The effect of non-normality on sample complexity. We derive a sample complexity bound for our algorithm when applied to second-order uniformly-elliptic PDEs that are perturbed away from self-adjointness by lower-order terms. We show that for small perturbations, our bound on the approximation error grows linearly with the size of the perturbation, and we conjecture that this linear growth continues for large perturbations as well. This aspect of the error growth is also present in common operator learning techniques, as our numerical experiments illustrate. With respect to our operator learning algorithm, this means that the number of samples required to achieve a fixed error tolerance grows algebraically with the perturbation size.

References

[1] N. Boullé, D. Halikias, S. E. Otto, and A. Townsend, Operator learning without the adjoint, arXiv preprint arXiv:2401.17739, (2024).
[2] N. Boullé, D. Halikias, and A. Townsend, Elliptic PDE learning is provably data-eﬀicient, Proc. Natl. Acad. Sci. USA, 120 (2023), p. e2303904120.

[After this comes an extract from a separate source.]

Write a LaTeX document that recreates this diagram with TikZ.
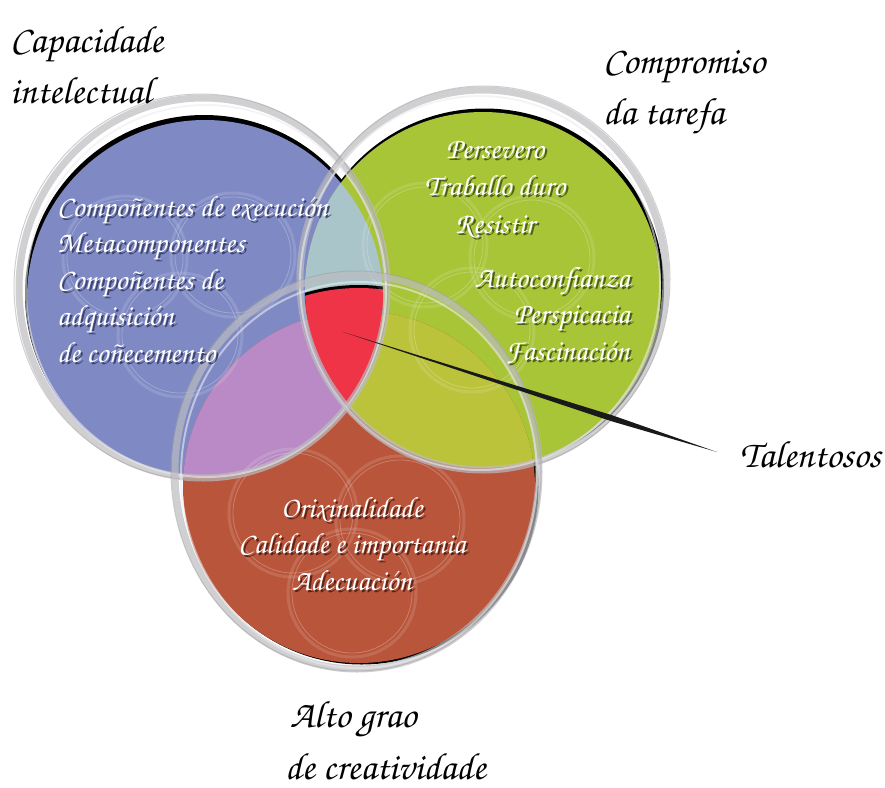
\documentclass[tikz,border=0pt]{standalone}
\usepackage[T1,TU]{fontenc}
\usetikzlibrary{calc}
\definecolor{cblue}{HTML}{7F8AC5}
\definecolor{cgreen}{HTML}{A8C437}
\definecolor{cred}{HTML}{B9553B}
\definecolor{clens}{HTML}{A9C5C9}
\definecolor{cpurple}{HTML}{B98AC5}
\definecolor{colive}{HTML}{BBC33B}
\definecolor{ctri}{HTML}{EE3446}
\definecolor{ringgray}{HTML}{BCBCC1}
\definecolor{shB}{HTML}{3E4470}
\definecolor{shG}{HTML}{4E5E18}
\definecolor{shR}{HTML}{5A2418}
\newcommand\scr{\fontencoding{T1}\fontfamily{pzc}\fontseries{mb}\fontshape{it}\selectfont}
\newcommand\shd[2]{\makebox[0pt][l]{\hspace{2pt}\raisebox{-2pt}{\textcolor{#1}{#2}}}#2}
\tikzset{
  ring/.style={draw=ringgray, line width=7pt, opacity=0.7},
  ringthin/.style={draw=gray!75, line width=1pt, opacity=0.5},
  ringlight/.style={draw=white!85!gray, line width=2pt, opacity=0.6},
  faint/.style={draw=white, line width=3pt, opacity=0.13},
  faintthin/.style={draw=white, line width=0.8pt, opacity=0.25},
  outer/.style={inner sep=0pt, text=black, font=\scr\fontsize{38}{40}\selectfont},
  intext/.style={inner sep=0pt, text=white, font=\scr\fontsize{29.5}{32}\selectfont},
}
\begin{document}
\begin{tikzpicture}[x=1pt,y=-1pt]
\useasboundingbox (0,0) rectangle (885,787);
% centres
\coordinate (cB) at (205,298);
\coordinate (cG) at (483,290);
\coordinate (cR) at (359,487);
\coordinate (cT) at (359,478);
% black shadow crescents
\fill[black] ($(cB)+(-1,-4)$) circle [radius=179];
\fill[black] ($(cG)+(1.5,-2)$) circle [radius=179.5];
\fill[black] ($(cR)+(2.5,0.5)$) circle [radius=177];
% main fills
\fill[cblue] (cB) circle [radius=178];
\fill[cgreen] (cG) circle [radius=178];
\fill[cred] (cR) circle [radius=176];
% overlaps
\begin{scope}
  \clip (cB) circle [radius=178];
  \fill[cpurple] (cR) circle [radius=176];
\end{scope}
\begin{scope}
  \clip (cG) circle [radius=178];
  \fill[colive] (cR) circle [radius=176];
\end{scope}
\begin{scope}
  \clip (cB) circle [radius=178];
  \clip (cG) circle [radius=178];
  \fill[clens] (cG) circle [radius=178];
  \fill[black] ($(cT)+(0,-3)$) circle [radius=190];
  \fill[ctri] (cT) circle [radius=190];
\end{scope}
% faint decorative circles
\foreach \p in {(125,258),(233,255),(180,335)} {\draw[faint] \p circle [radius=62]; \draw[faintthin] \p circle [radius=58];}
\foreach \p in {(425,245),(532,258),(472,330)} {\draw[faint] \p circle [radius=62]; \draw[faintthin] \p circle [radius=58];}
\foreach \p in {(293,513),(400,520),(352,593)} {\draw[faint] \p circle [radius=64]; \draw[faintthin] \p circle [radius=60];}
% rings
\draw[ring] (203,288) ellipse [x radius=184, y radius=190];
\draw[ringlight] (206,291) ellipse [x radius=180, y radius=186];
\draw[ringthin] (201,287) ellipse [x radius=187, y radius=193];
\draw[ring] (483,280) ellipse [x radius=183, y radius=190];
\draw[ringlight] (480,283) ellipse [x radius=180, y radius=187];
\draw[ringthin] (484,279) ellipse [x radius=186, y radius=193];
\draw[ring] (357,472) ellipse [x radius=182, y radius=197];
\draw[ringlight] (359,475) ellipse [x radius=178, y radius=193];
\draw[ringthin] (356,471) ellipse [x radius=185, y radius=200];
% pointer
\coordinate (tp) at (343,332);
\coordinate (te) at (717,452);
\fill[black!90] (tp) -- ($(tp)!0.72!(te)+(-0.9,2.8)$) -- (te) -- ($(tp)!0.72!(te)+(0.9,-2.8)$) -- cycle;
% inner texts
\foreach \t [count=\i] in {Compoñentes de execución,Metacomponentes,Compoñentes de,adquisición,de coñecemento}
  \node[intext, anchor=base west] (b\i) at (57,{216+36.5*(\i-1)}) {\shd{shB}{\t}};
\foreach \t [count=\i] in {Persevero,Traballo duro,Resistir}
  \node[intext, anchor=base] (g\i) at (495,{158+37.5*(\i-1)}) {\shd{shG}{\t}};
\foreach \t [count=\i] in {Autoconfianza,Perspicacia,Fascinación}
  \node[intext, anchor=base east] (h\i) at (630,{287+36.5*(\i-1)}) {\shd{shG}{\t}};
\foreach \t [count=\i] in {Orixinalidade,Calidade e importania,Adecuación}
  \node[intext, anchor=base] (r\i) at (352,{517+36.5*(\i-1)}) {\shd{shR}{\t}};
% outer labels
\node[outer, anchor=base west] (l1) at (10,52) {Capacidade};
\node[outer, anchor=base west] (l2) at (10,103) {intelectual};
\node[outer, anchor=base west] (l3) at (603,73) {Compromiso};
\node[outer, anchor=base west] (l4) at (603,124) {da tarefa};
\node[outer, anchor=base west] (tal) at (740,467) {Talentosos};
\node[outer, anchor=base west] (l5) at (290,727) {Alto grao};
\node[outer, anchor=base west] (l6) at (285,779) {de creatividade};
\end{tikzpicture}
\end{document}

[3] N. Boullé, S. Kim, T. Shi, and A. Townsend, Learning Green’s functions associated with time-dependent partial differential equations, J. Mach. Learn. Res., 23 (2022), pp. 1–34.
[4] N. Boullé and A. Townsend, Learning elliptic partial differential equations with randomized linear algebra, Found. Comput. Math., 23 (2023), pp. 709–739.
[5] N. Boullé and A. Townsend, A mathematical guide to operator learning, in Handbook of Numerical Analysis, vol. 25, Elsevier, 2024, ch. 3, pp. 83–125.
[6] N. Halko, P.-G. Martinsson, and J. A. Tropp, Finding structure with randomness: Probabilistic algorithms for constructing approximate matrix decompositions, SIAM Rev., 53 (2011), pp. 217–288.
[7] P.-G. Martinsson and J. A. Tropp, Randomized numerical linear algebra: Foundations and algorithms, Acta Numer., 29 (2020), pp. 403–572.
[8] E. J. Nyström, Über die praktische Auflösung von Integralgleichungen mit Anwendungen auf Randwertaufgaben, Acta Math., 54 (1930), pp. 185–204.